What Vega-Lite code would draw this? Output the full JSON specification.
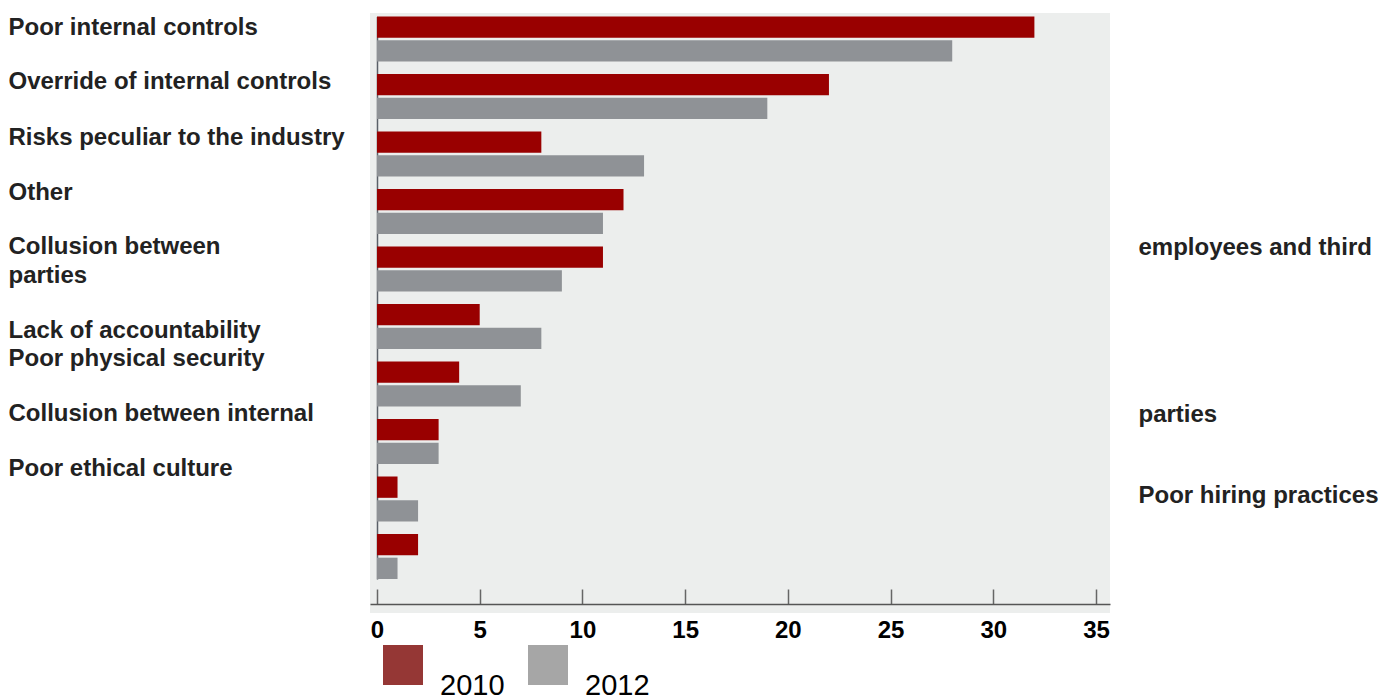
{
  "$schema": "https://vega.github.io/schema/vega-lite/v6.json",
  "width": 740,
  "height": 600,
  "autosize": {"type": "none"},
  "padding": {"left": 370, "top": 13, "right": 284, "bottom": 85},
  "background": "#ffffff",
  "config": {
    "view": {"fill": "#eceeed", "stroke": null},
    "font": "Liberation Sans"
  },
  "data": {
    "values": [
      {"cat": "Poor internal controls", "year": "2010", "value": 32},
      {"cat": "Poor internal controls", "year": "2012", "value": 28},
      {"cat": "Override of internal controls", "year": "2010", "value": 22},
      {"cat": "Override of internal controls", "year": "2012", "value": 19},
      {"cat": "Risks peculiar to the industry", "year": "2010", "value": 8},
      {"cat": "Risks peculiar to the industry", "year": "2012", "value": 13},
      {"cat": "Other", "year": "2010", "value": 12},
      {"cat": "Other", "year": "2012", "value": 11},
      {"cat": "Collusion between employees and third parties", "year": "2010", "value": 11},
      {"cat": "Collusion between employees and third parties", "year": "2012", "value": 9},
      {"cat": "Lack of accountability", "year": "2010", "value": 5},
      {"cat": "Lack of accountability", "year": "2012", "value": 8},
      {"cat": "Poor physical security", "year": "2010", "value": 4},
      {"cat": "Poor physical security", "year": "2012", "value": 7},
      {"cat": "Collusion between internal parties", "year": "2010", "value": 3},
      {"cat": "Collusion between internal parties", "year": "2012", "value": 3},
      {"cat": "Poor ethical culture", "year": "2010", "value": 1},
      {"cat": "Poor ethical culture", "year": "2012", "value": 2},
      {"cat": "Poor hiring practices", "year": "2010", "value": 2},
      {"cat": "Poor hiring practices", "year": "2012", "value": 1}
    ]
  },
  "resolve": {"axis": {"y": "independent"}},
  "layer": [
    {
      "mark": {"type": "bar"},
      "encoding": {
        "y": {
          "field": "cat",
          "type": "nominal",
          "sort": null,
          "scale": {"range": [3.5, 566], "paddingInner": 0.2174, "paddingOuter": 0},
          "axis": {
            "orient": "left",
            "title": null,
            "offset": -7,
            "domain": true,
            "domainColor": "#5a6068",
            "domainWidth": 1.5,
            "ticks": false,
            "tickSize": 0,
            "labelPadding": 369,
            "labelAlign": "left",
            "labelBaseline": "middle",
            "labelFont": "Liberation Sans",
            "labelFontWeight": "bold",
            "labelFontSize": 24,
            "labelColor": "#222222",
            "labelLimit": 400,
            "labelLineHeight": 29,
            "labelOverlap": false,
            "labelExpr": "datum.value == 'Collusion between employees and third parties' ? ['Collusion between', 'parties'] : datum.value == 'Collusion between internal parties' ? 'Collusion between internal' : datum.value == 'Poor hiring practices' ? '' : datum.value",
            "labelOffset": {
              "condition": [
                {"test": "datum.value == 'Poor internal controls'", "value": -11},
                {"test": "datum.value == 'Override of internal controls'", "value": -14.5},
                {"test": "datum.value == 'Risks peculiar to the industry'", "value": -16},
                {"test": "datum.value == 'Other'", "value": -18.5},
                {"test": "datum.value == 'Collusion between employees and third parties'", "value": -21.5},
                {"test": "datum.value == 'Lack of accountability'", "value": 4},
                {"test": "datum.value == 'Poor physical security'", "value": -25},
                {"test": "datum.value == 'Collusion between internal parties'", "value": -27.5},
                {"test": "datum.value == 'Poor ethical culture'", "value": -30}
              ],
              "value": 0
            }
          }
        },
        "yOffset": {
          "field": "year",
          "type": "nominal",
          "scale": {"paddingInner": 0.1, "paddingOuter": 0}
        },
        "x": {
          "field": "value",
          "type": "quantitative",
          "scale": {"domain": [-0.34, 35.68], "nice": false, "zero": false},
          "axis": {
            "orient": "bottom",
            "title": null,
            "values": [0, 5, 10, 15, 20, 25, 30, 35],
            "offset": -9,
            "grid": false,
            "domainColor": "#555555",
            "domainWidth": 1.5,
            "tickSize": -15,
            "tickColor": "#666666",
            "tickWidth": 1.5,
            "labelPadding": 29,
            "labelBaseline": "top",
            "labelFont": "Liberation Sans",
            "labelFontWeight": "bold",
            "labelFontSize": 24,
            "labelColor": "#000000",
            "labelFlush": false,
            "labelOverlap": false
          }
        },
        "fill": {
          "field": "year",
          "type": "nominal",
          "scale": {"domain": ["2010", "2012"], "range": ["#990000", "#8f9296"]},
          "legend": {
            "orient": "none",
            "legendX": 13,
            "legendY": 632,
            "direction": "horizontal",
            "title": null,
            "padding": 0,
            "symbolType": "square",
            "symbolSize": 1600,
            "symbolStrokeWidth": 0,
            "labelFont": "Liberation Sans",
            "labelFontSize": 29,
            "labelColor": "#000000",
            "labelBaseline": "top",
            "labelOffset": 17,
            "columnPadding": -7,
            "encode": {
              "symbols": {
                "update": {
                  "stroke": {"signal": "datum.value == '2010' ? '#953735' : '#a6a6a6'"},
                  "strokeWidth": {"value": 20},
                  "size": {"value": 400}
                }
              },
              "labels": {
                "update": {
                  "dy": {"value": 7}
                }
              }
            }
          }
        }
      }
    },
    {
      "mark": {"type": "bar", "opacity": 0},
      "encoding": {
        "y": {
          "field": "cat",
          "type": "nominal",
          "sort": null,
          "axis": {
            "orient": "right",
            "title": null,
            "domain": false,
            "ticks": false,
            "tickSize": 0,
            "labelPadding": 28,
            "labelAlign": "left",
            "labelBaseline": "middle",
            "labelFont": "Liberation Sans",
            "labelFontWeight": "bold",
            "labelFontSize": 24,
            "labelColor": "#222222",
            "labelLimit": 400,
            "labelOverlap": false,
            "labelExpr": "datum.value == 'Collusion between employees and third parties' ? 'employees and third' : datum.value == 'Collusion between internal parties' ? 'parties' : datum.value == 'Poor hiring practices' ? 'Poor hiring practices' : ''",
            "labelOffset": {
              "condition": [
                {"test": "datum.value == 'Collusion between employees and third parties'", "value": -20.9},
                {"test": "datum.value == 'Collusion between internal parties'", "value": -26.8},
                {"test": "datum.value == 'Poor hiring practices'", "value": -60.1}
              ],
              "value": 0
            }
          }
        },
        "yOffset": {"field": "year", "type": "nominal"},
        "x": {"field": "value", "type": "quantitative"}
      }
    }
  ]
}
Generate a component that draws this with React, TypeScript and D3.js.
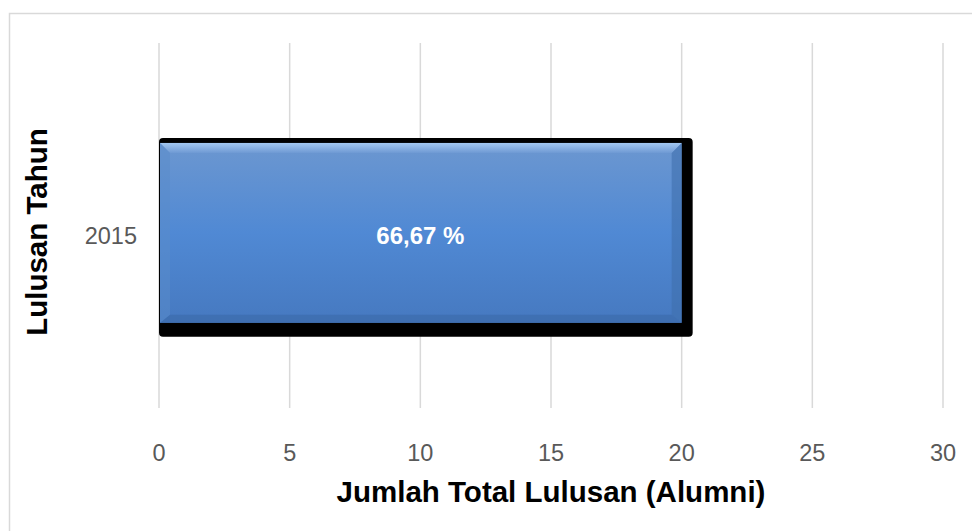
import * as d3 from "d3";

const categories = ["2015"];
const totals = [20];
const labels = ["66,67 %"];
const xTicks = [0, 5, 10, 15, 20, 25, 30];

export default function App() {
  const W = 972, H = 531;
  const plot = { left: 159, right: 943, top: 43, bottom: 408 };
  const x = d3.scaleLinear().domain([0, 30]).range([plot.left, plot.right]);
  // single band, ~180px tall, sitting a bit below centre like the original
  const y = d3.scaleBand().domain(categories).range([plot.top, plot.bottom])
    .paddingInner(0.507).paddingOuter(0.2535).align(0.54);

  return (
    <svg width={W} height={H} style={{ position: "absolute", left: 0, top: 0 }} fontFamily="Liberation Sans, Arial, sans-serif">
      <defs>
        <linearGradient id="barFill" x1="0" y1="0" x2="0" y2="1">
          <stop offset="0" stopColor="#6c97d0" />
          <stop offset="0.5" stopColor="#5089d4" />
          <stop offset="1" stopColor="#4679c0" />
        </linearGradient>
        <linearGradient id="topBevel" x1="0" y1="0" x2="0" y2="1">
          <stop offset="0" stopColor="#a9cdf5" />
          <stop offset="1" stopColor="#6f9ad4" />
        </linearGradient>
      </defs>
      <rect x={9.5} y={13.5} width={975} height={530} fill="#fff" stroke="#d9d9d9" strokeWidth={1.5} />
      {xTicks.map(t => (
        <line key={t} x1={x(t)} x2={x(t)} y1={plot.top} y2={plot.bottom} stroke="#d9d9d9" strokeWidth={1.5} />
      ))}
      {categories.map((c, i) => {
        const y0 = y(c)!;
        const bh = y.bandwidth();
        const x0 = x(0), x1 = x(totals[i]);
        return (
          <g key={c}>
            <rect x={x0} y={y0 - 5} width={x1 - x0 + 11} height={bh + 19} rx={4} fill="#000" />
            <rect x={x0 + 1} y={y0} width={x1 - x0 - 1} height={bh} fill="url(#barFill)" />
            <polygon points={`${x0 + 1},${y0} ${x1},${y0} ${x1 - 10},${y0 + 10} ${x0 + 11},${y0 + 10}`} fill="url(#topBevel)" opacity={0.9} />
            <polygon points={`${x1},${y0} ${x1},${y0 + bh} ${x1 - 10},${y0 + bh - 8} ${x1 - 10},${y0 + 10}`} fill="#3f6fae" opacity={0.6} />
            <polygon points={`${x0 + 1},${y0 + bh} ${x1},${y0 + bh} ${x1 - 10},${y0 + bh - 8} ${x0 + 11},${y0 + bh - 8}`} fill="#3a69a8" opacity={0.6} />
            <polygon points={`${x0 + 1},${y0} ${x0 + 11},${y0 + 10} ${x0 + 11},${y0 + bh - 8} ${x0 + 1},${y0 + bh}`} fill="#5a8bc9" opacity={0.5} />
            <text x={(x0 + x1) / 2} y={y0 + bh / 2 + 11} textAnchor="middle" fill="#fff" fontWeight="bold" fontSize={24}>{labels[i]}</text>
            <text x={plot.left - 22} y={y0 + bh / 2 + 11} textAnchor="end" fill="#595959" fontSize={23.5}>{c}</text>
          </g>
        );
      })}
      {xTicks.map(t => (
        <text key={t} x={x(t)} y={460.5} textAnchor="middle" fill="#595959" fontSize={23.5}>{t}</text>
      ))}
      <text x={551} y={502} textAnchor="middle" fontWeight="bold" fontSize={29.5} fill="#000">Jumlah Total Lulusan (Alumni)</text>
      <text transform={`translate(46.5,232) rotate(-90)`} textAnchor="middle" fontWeight="bold" fontSize={29.5} fill="#000">Lulusan Tahun</text>
    </svg>
  );
}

+---+

### EXERCISE
Your task is to transcribe exactly the lines starting at the line that contains "Generate a component" and ending at the line that contains "const xTicks = [0, 5, 10, 15, 20, 25, 30];", both included. Leave out the pictures.

### EXERCISE RESULT
Generate a component that draws this with React, TypeScript and D3.js.
import * as d3 from "d3";

const categories = ["2015"];
const totals = [20];
const labels = ["66,67 %"];
const xTicks = [0, 5, 10, 15, 20, 25, 30];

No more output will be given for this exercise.